I received a solid severance package and had six months to determine whether this business would be viable. I used that time to assess if I could turn a profit, whether this venture had potential, or if I needed to seek a corporate job. Not everyone has the opportunity to take that time to experiment. I was fortunate, and that’s why I wouldn’t have pursued this path if I hadn’t been laid off. I would never have just said, “Screw you guys. I’m starting my own business. Peace out.” For my life and personality, being laid off pushed me in a direction that ultimately turned out to be the best thing ever.
My Transition And Transformation:
“I am not my job.” Let me repeat that: “I am not my job.” This was the most important lesson I had to learn. I am much more than just my job title, past or present. It took me a whole year to come to terms with being laid off. I found the closure I didn’t know I needed. I could shape how the process unfolded. I had control over my environment. I could show up the way I wanted and be as present as I chose to be.
We need to examine how we approach work and our careers with a fresh mindset and perspective. Success should be defined by how you thrive in life, not just by your professional achievements. After losing that aspect of my identity, I realized that our jobs shouldn’t encompass the entirety of who we are. Instead, we should focus on our happiness and on what else brings fulfillment to our lives.

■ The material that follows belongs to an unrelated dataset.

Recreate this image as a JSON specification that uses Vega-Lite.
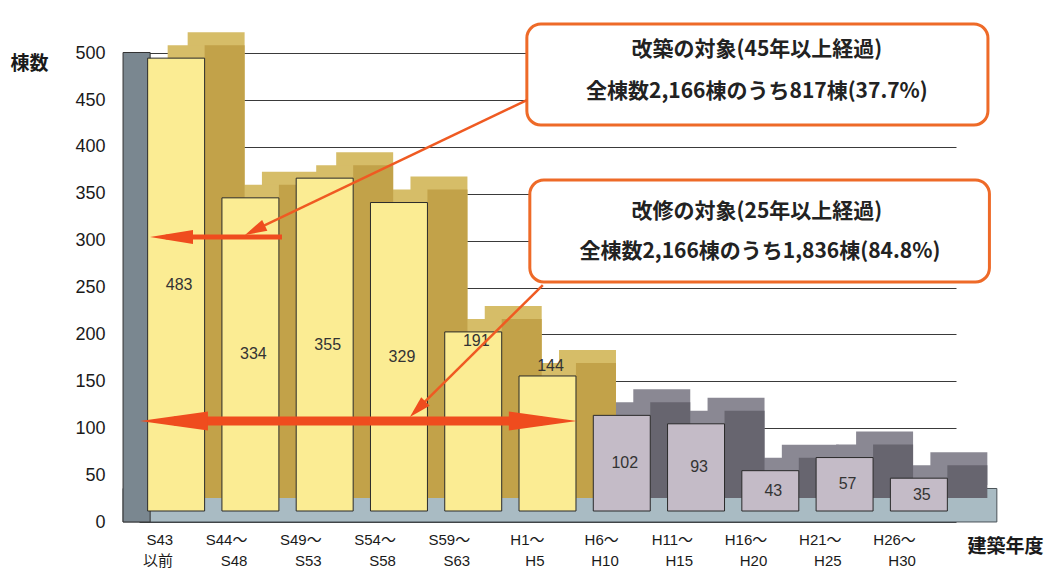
{
  "$schema": "https://vega.github.io/schema/vega-lite/v6.json",
  "width": 817,
  "height": 511,
  "autosize": "none",
  "padding": {"left": 139, "top": 0, "right": 96, "bottom": 62},
  "background": "#ffffff",
  "config": {"view": {"stroke": null}},
  "datasets": {
    "bars": [
      {"period": "S43以前", "value": 483, "group": "a"},
      {"period": "S44～S48", "value": 334, "group": "a"},
      {"period": "S49～S53", "value": 355, "group": "a"},
      {"period": "S54～S58", "value": 329, "group": "a"},
      {"period": "S59～S63", "value": 191, "group": "a"},
      {"period": "H1～H5", "value": 144, "group": "a"},
      {"period": "H6～H10", "value": 102, "group": "b"},
      {"period": "H11～H15", "value": 93, "group": "b"},
      {"period": "H16～H20", "value": 43, "group": "b"},
      {"period": "H21～H25", "value": 57, "group": "b"},
      {"period": "H26～H30", "value": 35, "group": "b"}
    ],
    "boxes": [
      {"x1": 5.222, "x2": 11.43, "y1": 519.4, "y2": 411.7},
      {"x1": 5.262, "x2": 11.45, "y1": 353.0, "y2": 244.2}
    ],
    "notes": [
      {"u": 8.32, "v": 491.7, "text": "改築の対象(45年以上経過)"},
      {"u": 8.32, "v": 446.9, "text": "全棟数2,166棟のうち817棟(37.7%)"},
      {"u": 8.32, "v": 318.9, "text": "改修の対象(25年以上経過)"},
      {"u": 8.36, "v": 276.2, "text": "全棟数2,166棟のうち1,836棟(84.8%)"}
    ],
    "hshafts": [
      {"id": "a1", "a": 0.36, "b": 1.925, "v": 292.2},
      {"id": "a2", "a": 0.47, "b": 5.43, "v": 96.0}
    ],
    "dshafts": [
      {"a": 5.222, "va": 438.3, "b": 1.5, "vb": 297.5},
      {"a": 5.437, "va": 241.0, "b": 3.7, "vb": 105.0}
    ],
    "heads": [
      {"u": 0.148, "v": 292.2, "dir": "left", "kind": "mid"},
      {"u": 1.427, "v": 294.4, "dir": "dl1", "kind": "small"},
      {"u": 0.013, "v": 96.0, "dir": "left", "kind": "big"},
      {"u": 5.895, "v": 96.0, "dir": "right", "kind": "big"},
      {"u": 3.647, "v": 100.3, "dir": "dl2", "kind": "small"}
    ]
  },
  "resolve": {"scale": {"x": "independent"}, "axis": {"x": "independent"}},
  "layer": [
    {
      "data": {"values": [{}]},
      "layer": [
        {
          "mark": {"type": "rect", "fill": "#a9bbc3", "stroke": "#4a5258", "strokeWidth": 1},
          "encoding": {
            "x": {"datum": -0.215, "type": "quantitative", "scale": {"domain": [0, 11], "nice": false, "zero": false}, "axis": null},
            "x2": {"datum": 11.55},
            "y": {"datum": -11.7, "type": "quantitative"},
            "y2": {"datum": 24}
          }
        },
        {
          "mark": {"type": "rect", "fill": "#7a8790", "stroke": "#333333", "strokeWidth": 1},
          "encoding": {
            "x": {"datum": -0.215, "type": "quantitative", "axis": null},
            "x2": {"datum": 0.15},
            "y": {"datum": -11.7, "type": "quantitative"},
            "y2": {"datum": 489}
          }
        }
      ]
    },
    {
      "data": {"name": "bars"},
      "layer": [
        {
          "mark": {"type": "bar", "xOffset": 40, "x2Offset": 40, "yOffset": -26, "y2Offset": -26},
          "encoding": {
            "x": {"field": "period", "type": "nominal", "sort": null},
            "y": {"field": "value", "type": "quantitative"},
            "fill": {"condition": {"test": "datum.group == 'a'", "value": "#d6bd68"}, "value": "#8a8893"}
          }
        },
        {
          "mark": {"type": "bar", "xOffset": 20, "x2Offset": 20, "yOffset": -13, "y2Offset": -13},
          "encoding": {
            "x": {"field": "period", "type": "nominal", "sort": null},
            "y": {"field": "value", "type": "quantitative"},
            "fill": {"condition": {"test": "datum.group == 'a'", "value": "#d6bd68"}, "value": "#8a8893"}
          }
        },
        {
          "mark": {"type": "rule", "strokeWidth": 40, "xOffset": 20, "yOffset": -13, "y2Offset": -13, "strokeCap": "butt"},
          "encoding": {
            "x": {"field": "period", "type": "nominal", "sort": null, "bandPosition": 1},
            "y": {"field": "value", "type": "quantitative"},
            "y2": {"datum": 0},
            "stroke": {"condition": {"test": "datum.group == 'a'", "value": "#c2a249"}, "value": "#67656f"}
          }
        },
        {
          "mark": {"type": "bar", "stroke": "#2a2a2a", "strokeWidth": 1},
          "encoding": {
            "x": {
              "field": "period", "type": "nominal", "sort": null,
              "scale": {"paddingInner": 0.233, "paddingOuter": 0.1165},
              "axis": {
                "title": "建築年度",
                "labelAngle": 0,
                "labelExpr": "indexof(datum.label, '～') > 0 ? [slice(datum.label, 0, indexof(datum.label, '～') + 1), slice(datum.label, indexof(datum.label, '～') + 1)] : [slice(datum.label, 0, 3), slice(datum.label, 3)]",
                "labelOffset": -3,
                "labelPadding": 28,
                "ticks": false,
                "domain": false,
                "labelFont": "Liberation Sans Narrow, Liberation Sans, Noto Sans CJK JP",
                "labelFontSize": 15,
                "labelLineHeight": 21,
                "labelColor": "#1a1a1a",
                "titleX": 866,
                "titleY": 35,
                "titleAlign": "center",
                "titleBaseline": "middle",
                "titleFont": "Noto Sans CJK JP",
                "titleFontSize": 19,
                "titleFontWeight": "bold",
                "titleColor": "#1a1a1a"
              }
            },
            "y": {
              "field": "value", "type": "quantitative",
              "scale": {"domain": [0, 545], "nice": false},
              "axis": {
                "values": [0, 50, 100, 150, 200, 250, 300, 350, 400, 450, 500],
                "tickOffset": 11,
                "grid": true,
                "gridColor": "#3a3a3a",
                "gridWidth": 1,
                "domain": false,
                "ticks": false,
                "labelPadding": 34,
                "labelFont": "Liberation Sans",
                "labelFontSize": 18,
                "labelColor": "#1a1a1a",
                "title": "棟数",
                "titleAngle": 0,
                "titleX": -110,
                "titleY": 63,
                "titleAlign": "center",
                "titleBaseline": "middle",
                "titleFont": "Noto Sans CJK JP",
                "titleFontSize": 19,
                "titleFontWeight": "bold",
                "titleColor": "#1a1a1a"
              }
            },
            "fill": {"condition": {"test": "datum.group == 'a'", "value": "#fbec93"}, "value": "#c4bbc7"}
          }
        },
        {
          "transform": [
            {"calculate": "datum.period == 'S59～S63' ? datum.value - 10 : (datum.period == 'H1～H5' ? datum.value + 11 : datum.value / 2)", "as": "labelY"}
          ],
          "mark": {"type": "text", "font": "Liberation Sans", "fontSize": 16, "color": "#333333", "xOffset": 3, "baseline": "middle"},
          "encoding": {
            "x": {"field": "period", "type": "nominal", "sort": null},
            "y": {"field": "labelY", "type": "quantitative"},
            "text": {"field": "value", "type": "quantitative"}
          }
        }
      ]
    },
    {
      "layer": [
        {
          "data": {"name": "boxes"},
          "mark": {"type": "rect", "cornerRadius": 14, "fill": "#ffffff", "stroke": "#ee6a28", "strokeWidth": 3},
          "encoding": {
            "x": {"field": "x1", "type": "quantitative", "scale": {"domain": [0, 11], "nice": false, "zero": false}, "axis": null},
            "x2": {"field": "x2"},
            "y": {"field": "y1", "type": "quantitative"},
            "y2": {"field": "y2"}
          }
        },
        {
          "data": {"name": "notes"},
          "mark": {"type": "text", "font": "Noto Sans CJK JP", "fontSize": 21, "fontWeight": "bold", "color": "#222222", "baseline": "middle", "align": "center"},
          "encoding": {
            "x": {"field": "u", "type": "quantitative", "axis": null},
            "y": {"field": "v", "type": "quantitative"},
            "text": {"field": "text", "type": "nominal"}
          }
        },
        {
          "data": {"name": "hshafts"},
          "mark": {"type": "rule", "color": "#ef4c1e", "strokeCap": "butt"},
          "encoding": {
            "x": {"field": "a", "type": "quantitative", "axis": null},
            "x2": {"field": "b"},
            "y": {"field": "v", "type": "quantitative"},
            "strokeWidth": {"condition": {"test": "datum.id == 'a1'", "value": 5}, "value": 9}
          }
        },
        {
          "data": {"name": "dshafts"},
          "mark": {"type": "rule", "color": "#ef5a22", "strokeWidth": 2.5, "strokeCap": "butt"},
          "encoding": {
            "x": {"field": "a", "type": "quantitative", "axis": null},
            "x2": {"field": "b"},
            "y": {"field": "va", "type": "quantitative"},
            "y2": {"field": "vb"}
          }
        },
        {
          "data": {"name": "heads"},
          "mark": {"type": "point", "filled": true, "opacity": 1, "size": 400, "color": "#ef4c1e", "strokeWidth": 0},
          "encoding": {
            "x": {"field": "u", "type": "quantitative", "axis": null},
            "y": {"field": "v", "type": "quantitative"},
            "shape": {
              "field": "kind", "type": "nominal", "legend": null,
              "scale": {"domain": ["big", "mid", "small"], "range": ["M0,0L0.95,6.8L-0.95,6.8Z", "M0,0L0.7,4.3L-0.7,4.3Z", "M0,0L0.6,2.2L-0.6,2.2Z"]}
            },
            "angle": {
              "condition": [
                {"test": "datum.dir == 'left'", "value": 270},
                {"test": "datum.dir == 'right'", "value": 90},
                {"test": "datum.dir == 'dl1'", "value": 244}
              ],
              "value": 225
            }
          }
        }
      ]
    }
  ]
}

Many editors I know who have gone freelance have reached out to me because I’ve been very open and honest about my experiences. I inform everyone that if they have questions, they should feel free to contact me; I will answer anything I can because people did that for me, and I want to pay it forward, knowing how much it helped me. I contacted a couple of colleagues who had transitioned to freelance work to learn from their experiences and see how they managed their businesses, including what they liked and didn’t like about it. If you make all your decisions in a tiny box, all by yourself, you miss the bigger picture and fail to tap into the potential out there, as you can learn from others every day if you allow yourself. Many people become stuck in their own thoughts and beliefs. This applies to all aspects of life, not just careers. You must engage with others and expand your perspective to gain valuable insights. I didn’t come up with the idea of having a freelance career on my own. Someone introduced it to me, and it completely changed my perspective; it was my “ah-hah” moment, and it transformed my entire world. I feel truly grateful for being laid off. It took me a full year to realize that everything would be alright. And guess what? It is alright; it’s even better than alright—it’s amazing.
Where are they now?
She spent four years as a freelance editor, building her business. Her success allowed her to focus on her family, prioritize her mental health, and work with clients on her own terms. That flexibility proved to be exactly what she needed during that time in her life and for her family. It enabled her to recover from the burnout she had experienced in her previous job. As she approached her fifth year, she had the opportunity to return to work at a small, independent publisher, but this time with a healthier work-life balance and greater control over her boundaries.